2. Bump the leading components to the new series as pre-releases as they change — e.g. fletcher-core/0.4.0-alpha, then fletcher-pubsub/0.4.0-alpha once it adopts the new core. Components that have not yet been migrated may remain on the previous series (0.3.x). During development the MAJOR.MINOR numbers are allowed to diverge across the tree — this is expected while the new series is being built out.
3. Iterate through -alpha → -beta → -rc pre-releases as the change stabilizes. Pre-release packages are explicitly opt-in for consumers (Conan requires include_prerelease; npm uses the matching dist-tag), so divergence here never reaches anyone consuming official releases.
4. Promote to an official release only once every component has been migrated onto the new line and the whole set is green. At promotion the divergence must be resolved: all components are aligned to the same MAJOR.MINOR (e.g. the entire tree is on 0.4.x), the pinned self.requires(...) lines are re-pinned to the new series, and the pre-release suffix is dropped (or advanced to the agreed release suffix). The lockstep-MAJOR.MINOR invariant is therefore enforced for official releases only — pre-releases are the staging ground where the new series is assembled.

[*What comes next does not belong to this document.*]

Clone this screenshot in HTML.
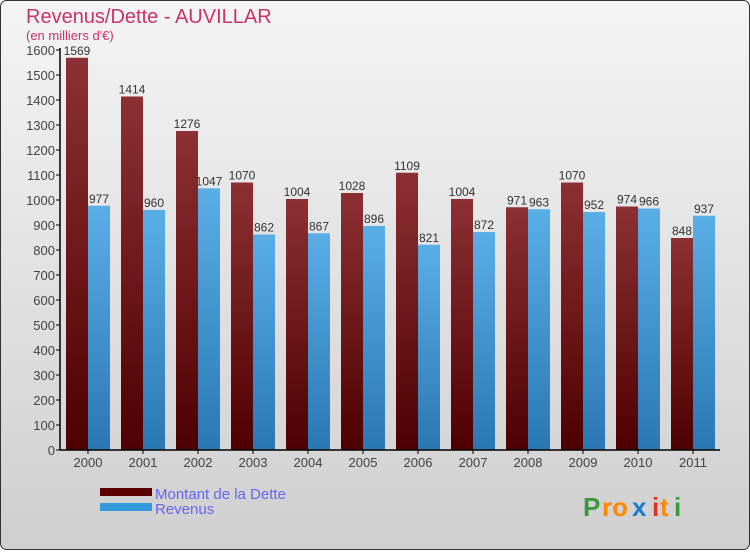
<!DOCTYPE html>
<html><head><meta charset="utf-8"><style>
body{margin:0;width:750px;height:550px;overflow:hidden;font-family:"Liberation Sans",sans-serif}
</style></head><body>
<svg id="chart" width="750" height="550" xmlns="http://www.w3.org/2000/svg">
<defs>
<linearGradient id="bg" x1="0" y1="0" x2="0" y2="1"><stop offset="0" stop-color="#f4f4f4"/><stop offset="1" stop-color="#cfcfcf"/></linearGradient>
<linearGradient id="gd" x1="0" y1="0" x2="0" y2="1"><stop offset="0" stop-color="#8c3034"/><stop offset="1" stop-color="#4e0000"/></linearGradient>
<linearGradient id="gr" x1="0" y1="0" x2="0" y2="1"><stop offset="0" stop-color="#5aaee6"/><stop offset="1" stop-color="#2a78b2"/></linearGradient>
</defs>
<rect x="0.5" y="0.5" width="749" height="549" rx="6" fill="url(#bg)" stroke="#333"/>
<text x="26" y="23" font-size="20" fill="#c8336a">Revenus/Dette - AUVILLAR</text>
<text x="26" y="40" font-size="13" fill="#c8336a">(en milliers d'€)</text>
<g id="plot"></g>
<rect x="100" y="488" width="52" height="8" fill="#5a0000"/>
<text x="155" y="499" font-size="15" fill="#6666ee">Montant de la Dette</text>
<rect x="100" y="503" width="52" height="8" fill="#3399dd"/>
<text x="155" y="514" font-size="15" fill="#6666ee">Revenus</text>
<g font-size="26" font-weight="bold">
<text x="583" y="516" fill="#3a9a3a">P</text><text x="602" y="516" fill="#ff8800">ro</text><text x="632" y="516" fill="#1a7ad4">x</text><text x="652" y="516" fill="#e03020">i</text><text x="660" y="516" fill="#ff8800">t</text><text x="674" y="516" fill="#3a9a3a">i</text>
</g>
</svg>
<script>
const years=["2000","2001","2002","2003","2004","2005","2006","2007","2008","2009","2010","2011"];
const debt=[1569,1414,1276,1070,1004,1028,1109,1004,971,1070,974,848];
const revenue=[977,960,1047,862,867,896,821,872,963,952,966,937];
const yTicks=[0,100,200,300,400,500,600,700,800,900,1000,1100,1200,1300,1400,1500,1600];
const NS="http://www.w3.org/2000/svg";
const g=document.getElementById('plot');
const X0=60,X1=720,Y0=450,Y1=50,VMAX=1600,GW=55,BW=22;
const y=v=>Y0-(v/VMAX)*(Y0-Y1);
const gx=i=>X0+i*GW;
function mk(t,a,txt){const e=document.createElementNS(NS,t);for(const k in a)e.setAttribute(k,a[k]);if(txt!==undefined)e.textContent=txt;g.appendChild(e);return e;}
yTicks.forEach(t=>{
 const l=mk('line',{x1:X0-4,x2:X0,y1:y(t),y2:y(t),stroke:'#000'});
 
 
 const tx=mk('text',{x:X0-5,y:y(t)+5,'text-anchor':'end','font-size':13,fill:'#444'},t);
 
 
});
years.forEach((yr,i)=>{
 const b1=mk('rect',{x:gx(i)+6,y:y(debt[i]),width:BW,height:Y0-y(debt[i]),fill:'url(#gd)'});
 
 
 const b2=mk('rect',{x:gx(i)+6+BW,y:y(revenue[i]),width:BW,height:Y0-y(revenue[i]),fill:'url(#gr)'});
 
 
 const l1=mk('text',{x:gx(i)+6+BW/2,y:y(debt[i])-3,'text-anchor':'middle','font-size':12,fill:'#333'},debt[i]);
 
 
 const l2=mk('text',{x:gx(i)+6+BW*1.5,y:y(revenue[i])-3,'text-anchor':'middle','font-size':12,fill:'#333'},revenue[i]);
 
 
 const xl=mk('text',{x:gx(i)+6+BW,y:467,'text-anchor':'middle','font-size':13,fill:'#444'},yr);
 
 
 const xt=mk('line',{x1:gx(i)+6+BW,x2:gx(i)+6+BW,y1:Y0,y2:Y0+4,stroke:'#000'});
 
 
});
const ya=mk('line',{x1:X0,x2:X0,y1:Y1-2,y2:Y0,stroke:'#000','stroke-width':1.5});


const xa=mk('line',{x1:X0,x2:X1,y1:Y0,y2:Y0,stroke:'#000','stroke-width':1.5});


</script>
</body></html>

The guiding rule: official releases always have matching MAJOR.MINOR across the packages; pre-release (-alpha/-beta) series may diverge while a breaking change is under construction, and the divergence is closed at promotion.

License

Fletcher is licensed under the GNU Lesser General Public License v3.0 or later (LGPL-3.0-or-later). The full text is in LICENSE, and every source file carries an SPDX-License-Identifier: LGPL-3.0-or-later header.

LGPL-3.0 incorporates GPL-3.0 by reference; the GPL-3.0 text is available at https://www.gnu.org/licenses/gpl-3.0.txt. Copyright is held collectively by "The Fletcher Authors" listed in AUTHORS. The project was started by EIVA A/S in 2026 and is open to outside contributions under the same license.

Third-party code vendored under pubsub/third_party/nanoarrow/ (nanoarrow, including the bundled flatcc sources) is distributed under its own upstream licenses and is not re-licensed by Fletcher.